> [Input material]:
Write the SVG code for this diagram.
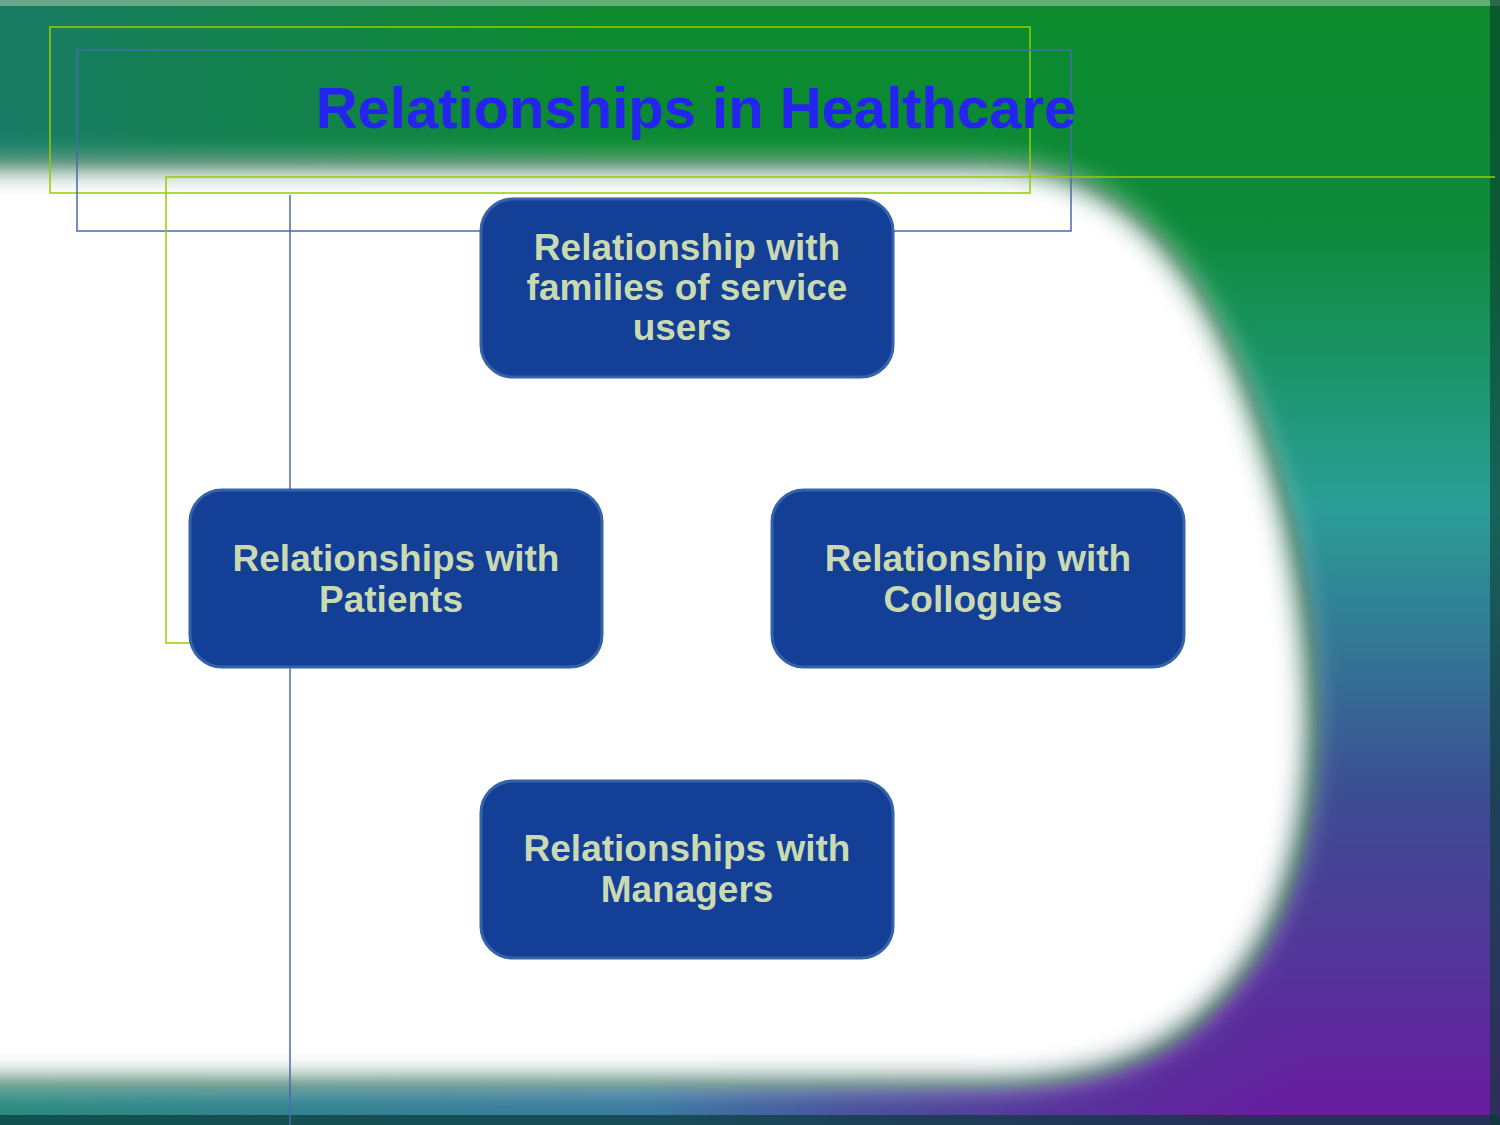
* * *
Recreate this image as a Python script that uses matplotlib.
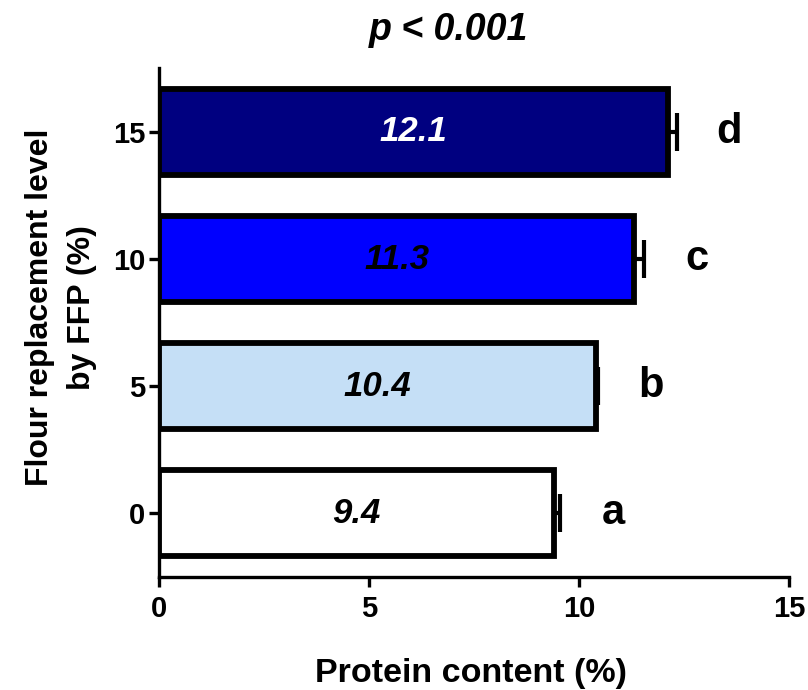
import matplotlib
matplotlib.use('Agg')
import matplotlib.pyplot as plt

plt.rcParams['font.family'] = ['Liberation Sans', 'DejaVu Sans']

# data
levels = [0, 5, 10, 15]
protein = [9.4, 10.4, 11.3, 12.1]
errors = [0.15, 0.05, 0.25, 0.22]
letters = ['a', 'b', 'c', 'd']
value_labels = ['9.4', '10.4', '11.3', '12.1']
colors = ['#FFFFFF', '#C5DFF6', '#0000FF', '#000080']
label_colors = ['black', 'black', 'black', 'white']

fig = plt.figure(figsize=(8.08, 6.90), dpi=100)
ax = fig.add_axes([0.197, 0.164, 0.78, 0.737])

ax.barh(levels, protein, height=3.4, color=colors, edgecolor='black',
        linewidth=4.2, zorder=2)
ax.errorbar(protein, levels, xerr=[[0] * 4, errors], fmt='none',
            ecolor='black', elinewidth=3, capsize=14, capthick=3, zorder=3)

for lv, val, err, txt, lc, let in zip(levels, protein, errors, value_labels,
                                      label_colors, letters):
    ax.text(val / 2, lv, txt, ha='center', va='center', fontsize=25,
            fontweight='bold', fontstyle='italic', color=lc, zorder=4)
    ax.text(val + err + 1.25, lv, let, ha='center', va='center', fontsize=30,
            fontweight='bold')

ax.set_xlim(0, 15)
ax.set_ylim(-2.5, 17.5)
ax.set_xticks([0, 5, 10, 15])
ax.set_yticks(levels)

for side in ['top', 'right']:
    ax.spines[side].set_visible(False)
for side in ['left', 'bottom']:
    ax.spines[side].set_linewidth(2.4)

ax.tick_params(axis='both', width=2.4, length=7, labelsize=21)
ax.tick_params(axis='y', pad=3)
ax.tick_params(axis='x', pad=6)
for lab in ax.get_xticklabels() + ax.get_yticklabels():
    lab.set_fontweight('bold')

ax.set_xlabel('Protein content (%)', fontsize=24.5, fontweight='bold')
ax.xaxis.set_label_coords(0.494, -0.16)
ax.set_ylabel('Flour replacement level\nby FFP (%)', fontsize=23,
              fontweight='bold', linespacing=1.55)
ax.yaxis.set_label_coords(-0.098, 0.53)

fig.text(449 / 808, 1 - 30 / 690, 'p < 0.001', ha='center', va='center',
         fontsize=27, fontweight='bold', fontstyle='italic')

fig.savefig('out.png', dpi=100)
---
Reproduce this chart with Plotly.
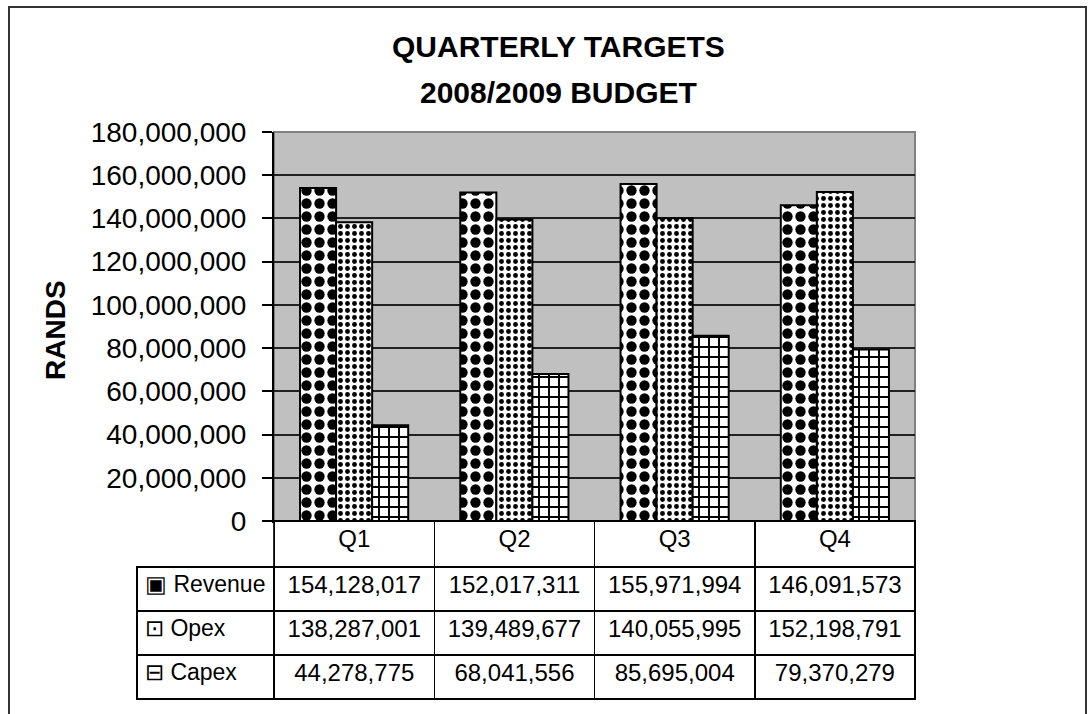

> [What the exercise asks]: Can you give again only the lines between the one containing "Recreate this image" and the one containing "ecolor='black', elinewidth=3, capsize=14, capthick=3, zorder=3)", counting both, exactly as they appear and without any pictures?

> [Response below]:
Recreate this image as a Python script that uses matplotlib.
import matplotlib
matplotlib.use('Agg')
import matplotlib.pyplot as plt

plt.rcParams['font.family'] = ['Liberation Sans', 'DejaVu Sans']

# data
levels = [0, 5, 10, 15]
protein = [9.4, 10.4, 11.3, 12.1]
errors = [0.15, 0.05, 0.25, 0.22]
letters = ['a', 'b', 'c', 'd']
value_labels = ['9.4', '10.4', '11.3', '12.1']
colors = ['#FFFFFF', '#C5DFF6', '#0000FF', '#000080']
label_colors = ['black', 'black', 'black', 'white']

fig = plt.figure(figsize=(8.08, 6.90), dpi=100)
ax = fig.add_axes([0.197, 0.164, 0.78, 0.737])

ax.barh(levels, protein, height=3.4, color=colors, edgecolor='black',
        linewidth=4.2, zorder=2)
ax.errorbar(protein, levels, xerr=[[0] * 4, errors], fmt='none',
            ecolor='black', elinewidth=3, capsize=14, capthick=3, zorder=3)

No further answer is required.